▶ _Available data_
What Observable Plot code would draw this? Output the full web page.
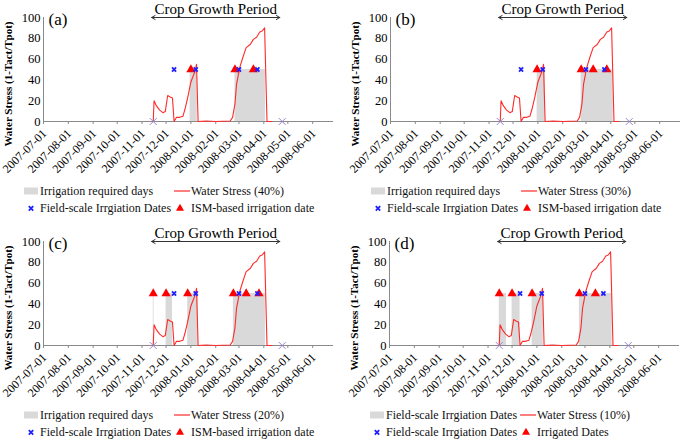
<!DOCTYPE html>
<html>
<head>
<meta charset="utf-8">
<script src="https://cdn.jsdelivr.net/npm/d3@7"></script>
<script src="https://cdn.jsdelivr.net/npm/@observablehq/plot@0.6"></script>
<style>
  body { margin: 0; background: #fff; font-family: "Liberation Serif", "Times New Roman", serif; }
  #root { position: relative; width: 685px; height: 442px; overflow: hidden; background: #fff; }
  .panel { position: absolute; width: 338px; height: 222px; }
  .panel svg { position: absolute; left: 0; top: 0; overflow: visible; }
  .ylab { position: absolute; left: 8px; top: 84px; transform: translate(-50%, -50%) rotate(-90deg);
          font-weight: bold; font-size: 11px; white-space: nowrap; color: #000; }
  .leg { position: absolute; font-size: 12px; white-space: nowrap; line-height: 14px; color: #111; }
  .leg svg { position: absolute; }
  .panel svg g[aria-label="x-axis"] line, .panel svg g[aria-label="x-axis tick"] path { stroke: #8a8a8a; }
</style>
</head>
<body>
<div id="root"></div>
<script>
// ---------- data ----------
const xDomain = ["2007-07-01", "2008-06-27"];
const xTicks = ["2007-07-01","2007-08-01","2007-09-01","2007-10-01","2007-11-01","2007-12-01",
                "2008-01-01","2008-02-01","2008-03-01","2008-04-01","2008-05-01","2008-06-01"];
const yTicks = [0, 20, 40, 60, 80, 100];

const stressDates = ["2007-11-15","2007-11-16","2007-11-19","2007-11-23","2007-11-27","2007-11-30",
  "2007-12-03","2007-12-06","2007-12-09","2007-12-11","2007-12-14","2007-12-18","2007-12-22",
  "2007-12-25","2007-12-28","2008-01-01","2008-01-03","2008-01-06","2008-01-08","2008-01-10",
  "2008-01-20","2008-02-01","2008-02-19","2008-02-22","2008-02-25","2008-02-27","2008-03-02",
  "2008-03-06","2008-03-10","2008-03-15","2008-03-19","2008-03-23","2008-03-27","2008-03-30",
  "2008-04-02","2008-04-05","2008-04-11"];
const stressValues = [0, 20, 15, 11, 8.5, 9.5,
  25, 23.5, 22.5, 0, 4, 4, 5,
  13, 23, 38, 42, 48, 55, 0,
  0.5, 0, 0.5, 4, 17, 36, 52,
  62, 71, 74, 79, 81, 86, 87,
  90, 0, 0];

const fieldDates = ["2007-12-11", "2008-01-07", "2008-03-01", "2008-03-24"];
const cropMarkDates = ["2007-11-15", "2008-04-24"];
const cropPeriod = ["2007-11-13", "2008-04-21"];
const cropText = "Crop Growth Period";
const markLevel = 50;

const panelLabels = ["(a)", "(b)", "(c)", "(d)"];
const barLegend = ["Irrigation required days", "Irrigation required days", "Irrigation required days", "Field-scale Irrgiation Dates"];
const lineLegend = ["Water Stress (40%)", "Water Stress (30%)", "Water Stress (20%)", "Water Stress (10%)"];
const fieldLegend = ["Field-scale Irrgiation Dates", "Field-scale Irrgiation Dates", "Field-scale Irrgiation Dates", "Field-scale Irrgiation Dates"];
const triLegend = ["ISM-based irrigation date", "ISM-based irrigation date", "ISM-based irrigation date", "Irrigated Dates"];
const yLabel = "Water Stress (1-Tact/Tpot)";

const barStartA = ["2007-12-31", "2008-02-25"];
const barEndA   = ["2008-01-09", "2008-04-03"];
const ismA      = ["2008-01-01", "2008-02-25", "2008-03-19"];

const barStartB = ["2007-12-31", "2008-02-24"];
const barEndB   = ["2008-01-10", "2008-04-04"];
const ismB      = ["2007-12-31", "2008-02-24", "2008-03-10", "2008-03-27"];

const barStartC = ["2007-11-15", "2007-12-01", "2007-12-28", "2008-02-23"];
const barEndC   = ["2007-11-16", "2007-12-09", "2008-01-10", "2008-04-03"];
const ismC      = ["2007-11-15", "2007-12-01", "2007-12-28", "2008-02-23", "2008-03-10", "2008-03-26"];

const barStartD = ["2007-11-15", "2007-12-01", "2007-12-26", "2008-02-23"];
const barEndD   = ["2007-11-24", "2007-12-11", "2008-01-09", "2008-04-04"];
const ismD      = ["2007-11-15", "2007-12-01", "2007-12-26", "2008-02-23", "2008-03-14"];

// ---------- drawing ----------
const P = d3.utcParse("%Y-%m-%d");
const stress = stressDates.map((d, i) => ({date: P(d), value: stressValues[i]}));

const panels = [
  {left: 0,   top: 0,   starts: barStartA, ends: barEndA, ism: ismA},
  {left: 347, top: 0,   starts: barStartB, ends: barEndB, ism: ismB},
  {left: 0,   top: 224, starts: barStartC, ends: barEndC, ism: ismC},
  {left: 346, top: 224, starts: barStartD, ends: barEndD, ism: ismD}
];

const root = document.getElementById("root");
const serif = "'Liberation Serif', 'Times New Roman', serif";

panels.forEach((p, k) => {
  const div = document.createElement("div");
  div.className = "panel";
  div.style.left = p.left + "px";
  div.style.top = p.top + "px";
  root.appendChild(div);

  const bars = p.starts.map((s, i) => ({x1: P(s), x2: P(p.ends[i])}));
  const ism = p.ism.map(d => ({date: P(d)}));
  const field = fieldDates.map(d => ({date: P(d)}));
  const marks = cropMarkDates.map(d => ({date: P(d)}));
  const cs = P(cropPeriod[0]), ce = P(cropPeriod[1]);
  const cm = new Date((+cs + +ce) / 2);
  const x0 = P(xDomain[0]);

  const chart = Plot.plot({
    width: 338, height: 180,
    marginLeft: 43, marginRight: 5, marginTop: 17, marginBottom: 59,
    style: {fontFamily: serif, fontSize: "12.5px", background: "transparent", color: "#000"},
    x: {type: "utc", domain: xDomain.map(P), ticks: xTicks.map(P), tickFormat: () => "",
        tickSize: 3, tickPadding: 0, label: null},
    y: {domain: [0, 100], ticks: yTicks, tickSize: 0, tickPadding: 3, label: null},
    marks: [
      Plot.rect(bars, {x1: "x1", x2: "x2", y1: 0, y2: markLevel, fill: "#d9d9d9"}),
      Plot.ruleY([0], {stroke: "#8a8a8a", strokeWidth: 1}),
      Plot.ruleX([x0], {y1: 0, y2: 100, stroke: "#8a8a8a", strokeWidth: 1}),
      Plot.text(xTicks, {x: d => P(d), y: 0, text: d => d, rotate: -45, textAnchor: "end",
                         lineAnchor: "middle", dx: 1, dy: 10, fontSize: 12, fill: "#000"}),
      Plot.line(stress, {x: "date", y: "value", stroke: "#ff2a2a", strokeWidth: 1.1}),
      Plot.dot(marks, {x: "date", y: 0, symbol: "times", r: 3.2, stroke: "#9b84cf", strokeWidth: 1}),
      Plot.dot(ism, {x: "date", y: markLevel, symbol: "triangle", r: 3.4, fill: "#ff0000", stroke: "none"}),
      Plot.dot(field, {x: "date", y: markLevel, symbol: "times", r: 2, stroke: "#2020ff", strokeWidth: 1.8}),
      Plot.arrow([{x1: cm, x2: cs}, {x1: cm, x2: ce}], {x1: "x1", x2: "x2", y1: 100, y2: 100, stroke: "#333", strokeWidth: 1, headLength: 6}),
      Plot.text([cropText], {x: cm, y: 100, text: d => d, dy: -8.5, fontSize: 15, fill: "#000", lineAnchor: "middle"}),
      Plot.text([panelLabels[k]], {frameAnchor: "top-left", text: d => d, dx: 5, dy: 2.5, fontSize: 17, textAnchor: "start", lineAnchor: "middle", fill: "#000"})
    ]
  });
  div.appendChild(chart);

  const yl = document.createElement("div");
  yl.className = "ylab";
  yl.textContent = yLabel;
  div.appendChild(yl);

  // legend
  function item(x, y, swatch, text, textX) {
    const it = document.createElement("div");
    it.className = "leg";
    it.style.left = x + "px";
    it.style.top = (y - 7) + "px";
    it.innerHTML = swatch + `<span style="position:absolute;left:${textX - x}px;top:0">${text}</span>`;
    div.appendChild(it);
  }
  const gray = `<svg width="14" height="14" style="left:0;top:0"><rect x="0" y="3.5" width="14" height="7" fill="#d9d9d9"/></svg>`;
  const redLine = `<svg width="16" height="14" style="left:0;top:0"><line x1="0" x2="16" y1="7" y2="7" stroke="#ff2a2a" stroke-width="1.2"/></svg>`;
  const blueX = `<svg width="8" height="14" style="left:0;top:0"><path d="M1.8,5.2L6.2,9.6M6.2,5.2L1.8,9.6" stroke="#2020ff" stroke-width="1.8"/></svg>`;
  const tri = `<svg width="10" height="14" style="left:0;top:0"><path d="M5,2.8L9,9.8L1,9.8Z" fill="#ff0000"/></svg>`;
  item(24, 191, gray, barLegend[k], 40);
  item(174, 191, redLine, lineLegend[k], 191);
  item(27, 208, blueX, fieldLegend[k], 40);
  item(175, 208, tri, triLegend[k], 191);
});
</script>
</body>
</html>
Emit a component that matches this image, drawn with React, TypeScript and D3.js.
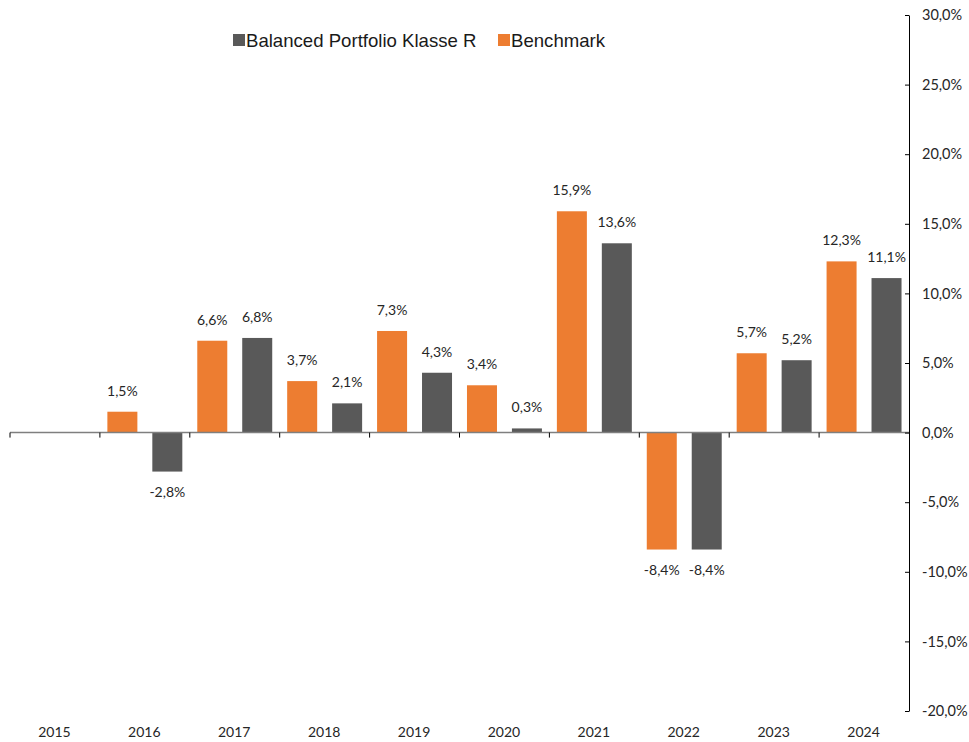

▶ _Exercise directions_
Skip the pictures, please, and transcribe only the lines from the beginning of the material through the one that contains "const yTicks = [0, 20, 40, 60, 80, 100];".

▶ _Correct result_
What Observable Plot code would draw this? Output the full web page.
<!DOCTYPE html>
<html>
<head>
<meta charset="utf-8">
<script src="https://cdn.jsdelivr.net/npm/d3@7"></script>
<script src="https://cdn.jsdelivr.net/npm/@observablehq/plot@0.6"></script>
<style>
  body { margin: 0; background: #fff; font-family: "Liberation Serif", "Times New Roman", serif; }
  #root { position: relative; width: 685px; height: 442px; overflow: hidden; background: #fff; }
  .panel { position: absolute; width: 338px; height: 222px; }
  .panel svg { position: absolute; left: 0; top: 0; overflow: visible; }
  .ylab { position: absolute; left: 8px; top: 84px; transform: translate(-50%, -50%) rotate(-90deg);
          font-weight: bold; font-size: 11px; white-space: nowrap; color: #000; }
  .leg { position: absolute; font-size: 12px; white-space: nowrap; line-height: 14px; color: #111; }
  .leg svg { position: absolute; }
  .panel svg g[aria-label="x-axis"] line, .panel svg g[aria-label="x-axis tick"] path { stroke: #8a8a8a; }
</style>
</head>
<body>
<div id="root"></div>
<script>
// ---------- data ----------
const xDomain = ["2007-07-01", "2008-06-27"];
const xTicks = ["2007-07-01","2007-08-01","2007-09-01","2007-10-01","2007-11-01","2007-12-01",
                "2008-01-01","2008-02-01","2008-03-01","2008-04-01","2008-05-01","2008-06-01"];
const yTicks = [0, 20, 40, 60, 80, 100];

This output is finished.